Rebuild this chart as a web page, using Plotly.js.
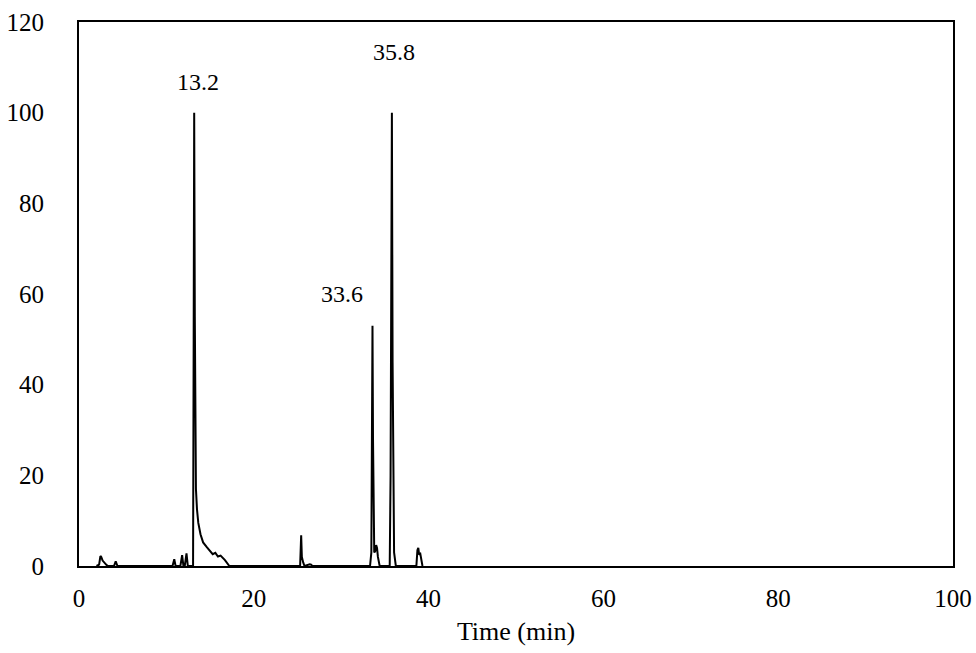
<!DOCTYPE html>
<html>
<head>
<meta charset="utf-8">
<script src="https://cdn.plot.ly/plotly-3.0.1.min.js"></script>
<style>html,body{margin:0;padding:0;background:#fff;}#chart{width:976px;height:653px;}</style>
</head>
<body>
<div id="chart"></div>
<script>
// Chromatogram trace
const timeMin = [2.0, 2.3, 2.45, 2.55, 2.7, 2.9, 3.1, 3.3, 4.0, 4.2, 4.4,
  10.7, 10.9, 11.05, 11.6, 11.8, 11.95, 12.1, 12.3, 12.45,
  13.05, 13.12, 13.18, 13.25, 13.3, 13.38, 13.5, 13.65, 13.9, 14.2, 14.6, 15.0, 15.3, 15.6, 15.9, 16.2, 16.7, 17.2,
  25.3, 25.42, 25.5, 25.65, 25.8, 26.4, 26.55, 26.7,
  33.3, 33.45, 33.52, 33.58, 33.64, 33.7, 33.78, 33.88, 34.0, 34.1, 34.2, 34.4,
  35.55, 35.65, 35.72, 35.8, 35.88, 35.95, 36.05, 36.25,
  38.6, 38.72, 38.82, 38.92, 39.05, 39.3];
const signal = [0, 0.3, 2.2, 2.0, 1.2, 0.6, 0.3, 0, 0, 1.0, 0,
  0, 1.5, 0, 0, 2.4, 0, 0, 2.8, 0,
  0, 50, 100, 55, 30, 17, 12.5, 9.5, 7.0, 5.2, 4.2, 3.2, 2.6, 2.9, 2.1, 2.3, 1.3, 0,
  0, 6.8, 2.0, 0.8, 0, 0.4, 0.3, 0,
  0, 3, 28, 53, 28, 8, 3, 3.2, 4.6, 4.0, 2.0, 0,
  0, 20, 45, 100, 45, 20, 3, 0,
  0, 3.5, 4.0, 2.5, 2.7, 0];
const peakLabels = ["13.2", "33.6", "35.8"];
const peakLabelX = [13.65, 30.1, 36.0];
const peakLabelY = [106.8, 60.0, 113.4];
const xTicks = [0, 20, 40, 60, 80, 100];
const yTicks = [0, 20, 40, 60, 80, 100, 120];

const font = {family: '"Liberation Serif", "Times New Roman", serif', color: '#000'};

Plotly.newPlot('chart', [{
  x: timeMin, y: signal, type: 'scatter', mode: 'lines',
  line: {color: '#000', width: 2}, hoverinfo: 'none'
}], {
  width: 976, height: 653,
  margin: {l: 79, r: 23, t: 22, b: 87},
  paper_bgcolor: '#fff', plot_bgcolor: '#fff',
  showlegend: false,
  font: Object.assign({size: 25}, font),
  xaxis: {
    range: [0, 100], tickvals: xTicks, ticktext: xTicks.map(String),
    showgrid: false, zeroline: false, showline: true, mirror: true,
    linecolor: '#000', linewidth: 2,
    ticks: 'outside', ticklen: 9, tickcolor: 'rgba(0,0,0,0)',
    tickfont: Object.assign({size: 25}, font),
    title: {text: 'Time (min)', font: Object.assign({size: 26}, font), standoff: 11}
  },
  yaxis: {
    range: [0, 120], tickvals: yTicks, ticktext: yTicks.map(String),
    showgrid: false, zeroline: false, showline: true, mirror: true,
    linecolor: '#000', linewidth: 2,
    ticks: 'outside', ticklen: 28, tickcolor: 'rgba(0,0,0,0)',
    tickfont: Object.assign({size: 25}, font)
  },
  annotations: peakLabels.map((t, i) => ({
    x: peakLabelX[i], y: peakLabelY[i], xref: 'x', yref: 'y',
    text: t, showarrow: false, font: Object.assign({size: 24}, font)
  }))
}, {displayModeBar: false, staticPlot: true});
</script>
</body>
</html>
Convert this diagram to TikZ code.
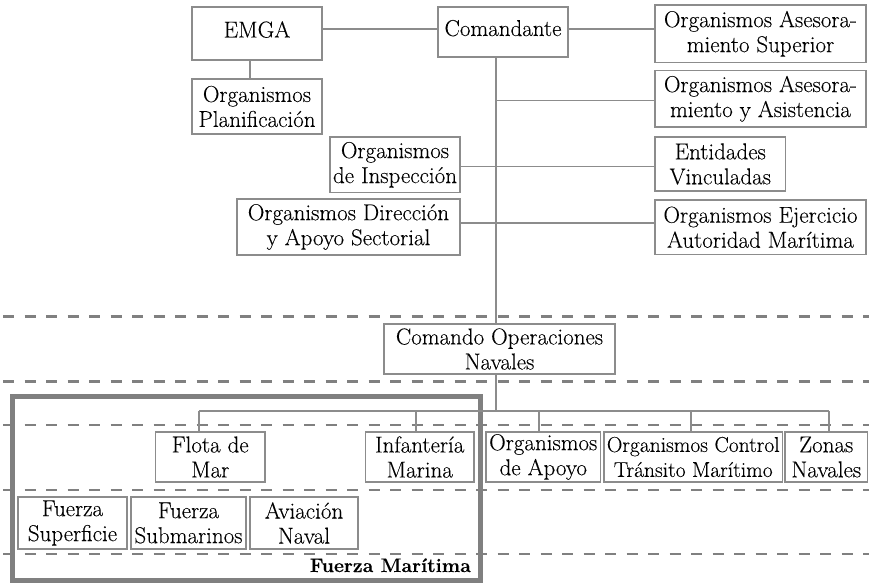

● ● ● ● ● ● ●

§ **BRIEF**: The lines above form a set of records; determine how many of them contain the string "chart" and give that number alone.

§ **IN RESPONSE**: 4